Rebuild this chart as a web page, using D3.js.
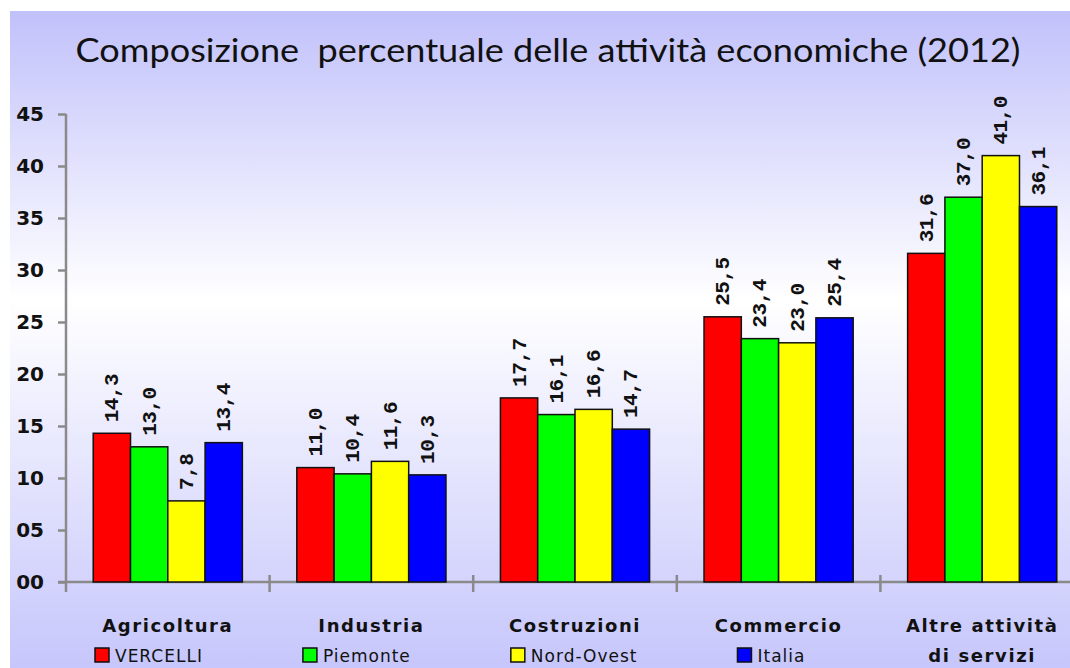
<!DOCTYPE html>
<html>
<head>
<meta charset="utf-8">
<script src="https://cdn.jsdelivr.net/npm/d3@7"></script>
<style>
  body { margin: 0; background: #fff; }
  svg { display: block; }
</style>
</head>
<body>
<div id="chart"></div>
<script>
// data
const categories = ["Agricoltura", "Industria", "Costruzioni", "Commercio", "Altre attività\ndi servizi"];
const series = ["VERCELLI", "Piemonte", "Nord-Ovest", "Italia"];
const seriesColors = ["#ff0000", "#00ff00", "#ffff00", "#0000ff"];
const vercelli = [14.3, 11.0, 17.7, 25.5, 31.6];
const piemonte = [13.0, 10.4, 16.1, 23.4, 37.0];
const nordOvest = [7.8, 11.6, 16.6, 23.0, 41.0];
const italia = [13.4, 10.3, 14.7, 25.4, 36.1];
const yTicks = [0, 5, 10, 15, 20, 25, 30, 35, 40, 45];
const title = "Composizione  percentuale delle attività economiche (2012)";

const values = [vercelli, piemonte, nordOvest, italia];

const width = 1070, height = 668;
const margin = { top: 114, left: 66, bottom: 86 };

const svg = d3.select("#chart")
    .append("svg")
    .attr("width", width)
    .attr("height", height);

// background gradient
const grad = svg.append("defs").append("linearGradient")
    .attr("id", "bg")
    .attr("x1", 0).attr("y1", 0).attr("x2", 0).attr("y2", 1);
grad.append("stop").attr("offset", "0%").attr("stop-color", "#c1c1fb");
grad.append("stop").attr("offset", "44%").attr("stop-color", "#ffffff");
grad.append("stop").attr("offset", "100%").attr("stop-color", "#c6c6fc");

svg.append("rect")
    .attr("x", 10).attr("y", 11)
    .attr("width", width - 10).attr("height", height - 11)
    .attr("fill", "url(#bg)");

// scales
const x0 = d3.scaleBand()
    .domain(categories)
    .range([margin.left, 1084])
    .padding(0);

const x1 = d3.scaleBand()
    .domain(series)
    .range([0, x0.bandwidth()])
    .paddingInner(0)
    .paddingOuter(0.73);

const y = d3.scaleLinear()
    .domain([0, 45])
    .range([height - margin.bottom, margin.top]);

const AXIS = "#8a8a8a";

// title (double space kept as in the original)
svg.append("text")
    .attr("x", 548)
    .attr("y", 62)
    .attr("text-anchor", "middle")
    .style("white-space", "pre")
    .attr("font-family", "Lato, 'Open Sans', sans-serif")
    .attr("font-size", 33)
    .attr("textLength", 945)
    .attr("lengthAdjust", "spacingAndGlyphs")
    .attr("fill", "#111")
    .text(title);

// y axis
const yAxis = svg.append("g")
    .attr("transform", `translate(${margin.left},0)`)
    .call(d3.axisLeft(y)
        .tickValues(yTicks)
        .tickSize(8)
        .tickSizeOuter(0)
        .tickPadding(14)
        .tickFormat(d3.format("02d")));
yAxis.select(".domain").remove();
yAxis.selectAll(".tick line").attr("stroke", AXIS).attr("stroke-width", 2.5);
yAxis.selectAll(".tick text")
    .attr("font-family", "'DejaVu Sans', Verdana, sans-serif")
    .attr("font-weight", "bold")
    .attr("font-size", 20)
    .attr("fill", "#111");

// axis lines
svg.append("line")
    .attr("x1", margin.left).attr("x2", margin.left)
    .attr("y1", y(45)).attr("y2", y(0) + 10)
    .attr("stroke", AXIS).attr("stroke-width", 2.5);
svg.append("line")
    .attr("x1", margin.left - 8).attr("x2", 1084)
    .attr("y1", y(0)).attr("y2", y(0))
    .attr("stroke", AXIS).attr("stroke-width", 2.5);

// x ticks at band boundaries
svg.append("g")
    .selectAll("line")
    .data(categories.slice(1))
    .enter().append("line")
    .attr("x1", d => x0(d)).attr("x2", d => x0(d))
    .attr("y1", y(0) - 7).attr("y2", y(0) + 10)
    .attr("stroke", AXIS).attr("stroke-width", 2.5);

// bars
const groups = svg.append("g")
    .selectAll("g")
    .data(categories)
    .enter().append("g")
    .attr("transform", d => `translate(${x0(d)},0)`);

groups.selectAll("rect")
    .data((d, i) => series.map((s, j) => ({ s, j, v: values[j][i] })))
    .enter().append("rect")
    .attr("x", d => x1(d.s))
    .attr("width", x1.bandwidth())
    .attr("y", d => y(d.v))
    .attr("height", d => y(0) - y(d.v))
    .attr("fill", d => seriesColors[d.j])
    .attr("stroke", "#111")
    .attr("stroke-width", 1.5);

// value labels, rotated
groups.selectAll("text.val")
    .data((d, i) => series.map((s, j) => ({ s, j, v: values[j][i] })))
    .enter().append("text")
    .attr("class", "val")
    .attr("transform", d => `translate(${x1(d.s) + x1.bandwidth() / 2 + 1},${y(d.v) - 11}) rotate(-90)`)
    .attr("dominant-baseline", "central")
    .attr("font-family", "'Liberation Mono', 'DejaVu Sans Mono', monospace")
    .attr("font-weight", "bold")
    .attr("font-size", 21)
    .attr("letter-spacing", -0.5)
    .attr("fill", "#111")
    .text(d => d3.format(".1f")(d.v).replace(".", ","));

// category labels
const catLabels = svg.append("g")
    .selectAll("text")
    .data(categories)
    .enter().append("text")
    .attr("x", d => x0(d) + x0.bandwidth() / 2)
    .attr("y", 632)
    .attr("text-anchor", "middle")
    .attr("font-family", "'DejaVu Sans', Verdana, sans-serif")
    .attr("font-weight", "bold")
    .attr("font-size", 18)
    .attr("letter-spacing", 1.6)
    .attr("fill", "#111");

catLabels.selectAll("tspan")
    .data(d => d.split("\n"))
    .enter().append("tspan")
    .attr("x", function () { return d3.select(this.parentNode).attr("x"); })
    .attr("dy", (d, i) => i === 0 ? 0 : 30)
    .text(d => d);

// legend
const legend = svg.append("g");
let lx = 95;
series.forEach((s, j) => {
    legend.append("rect")
        .attr("x", lx).attr("y", 648)
        .attr("width", 14).attr("height", 14)
        .attr("fill", seriesColors[j])
        .attr("stroke", "#111")
        .attr("stroke-width", 1.5);
    const t = legend.append("text")
        .attr("x", lx + 20)
        .attr("y", 662)
        .attr("font-family", "'DejaVu Sans', Verdana, sans-serif")
        .attr("font-size", 17)
        .attr("letter-spacing", 1)
        .attr("fill", "#111")
        .text(s);
    lx = lx + 20 + t.node().getComputedTextLength() + 100;
});
</script>
</body>
</html>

^^^^

(SET TASK) Write out exactly the lines between the start of the data and the line with "percentuale delle attività", including both, but none of the pictures.

(EXERCISE RESPONSE)
Rebuild this chart as a web page, using D3.js.
<!DOCTYPE html>
<html>
<head>
<meta charset="utf-8">
<script src="https://cdn.jsdelivr.net/npm/d3@7"></script>
<style>
  body { margin: 0; background: #fff; }
  svg { display: block; }
</style>
</head>
<body>
<div id="chart"></div>
<script>
// data
const categories = ["Agricoltura", "Industria", "Costruzioni", "Commercio", "Altre attività\ndi servizi"];
const series = ["VERCELLI", "Piemonte", "Nord-Ovest", "Italia"];
const seriesColors = ["#ff0000", "#00ff00", "#ffff00", "#0000ff"];
const vercelli = [14.3, 11.0, 17.7, 25.5, 31.6];
const piemonte = [13.0, 10.4, 16.1, 23.4, 37.0];
const nordOvest = [7.8, 11.6, 16.6, 23.0, 41.0];
const italia = [13.4, 10.3, 14.7, 25.4, 36.1];
const yTicks = [0, 5, 10, 15, 20, 25, 30, 35, 40, 45];
const title = "Composizione  percentuale delle attività economiche (2012)";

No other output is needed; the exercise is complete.